Timing is everything. In 2002, just as fabric designer Richard Smith moved into an oppressively unadorned apartment in London's Pimlico area, near Victoria Station, his newest fabric collection debuted at Osborne & Little. Like any passionate artist, Richard couldn't quite let go.
Instead of waiting to measure the merits of his collection by consumer responses, he put his artistry to a much harder test: He declared his new 715-square-foot apartment a canvas and anointed himself art critic. If he could wake each morning and go to sleep every night with his own fabric designs on the walls, windows, and furniture-and still feel fine-he could pronounce his work good. And if his plain-vanilla apartment happened to morph into something more exciting in the process, well, that was icing.
"I wanted to experiment with the fabrics, and the flat was my lab," he says, sounding more the scientist than the artist. "Designing in a vacuum is one thing.
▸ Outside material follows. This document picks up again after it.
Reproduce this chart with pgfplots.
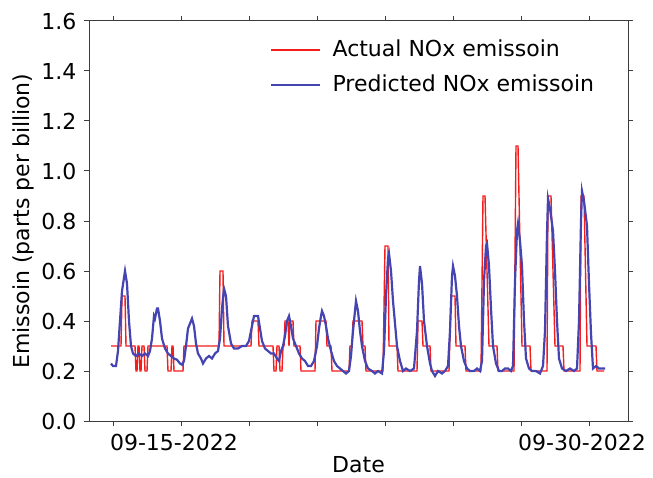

It's quite another to actually see your designs on the walls, the windows, the furniture."
Specifically, he wanted to test the impact of one large-scale print ("Jacobello") from the collection. "I hoped to show that you can use a large-scale print with colors in it as a backdrop without the fabric becoming completely overpowering," explains Richard, who for nine years designed wallpapers and fabrics for Nina Campbell and whose other collections have sold at upscale houses like Schumacher and Brunschwig & Fils.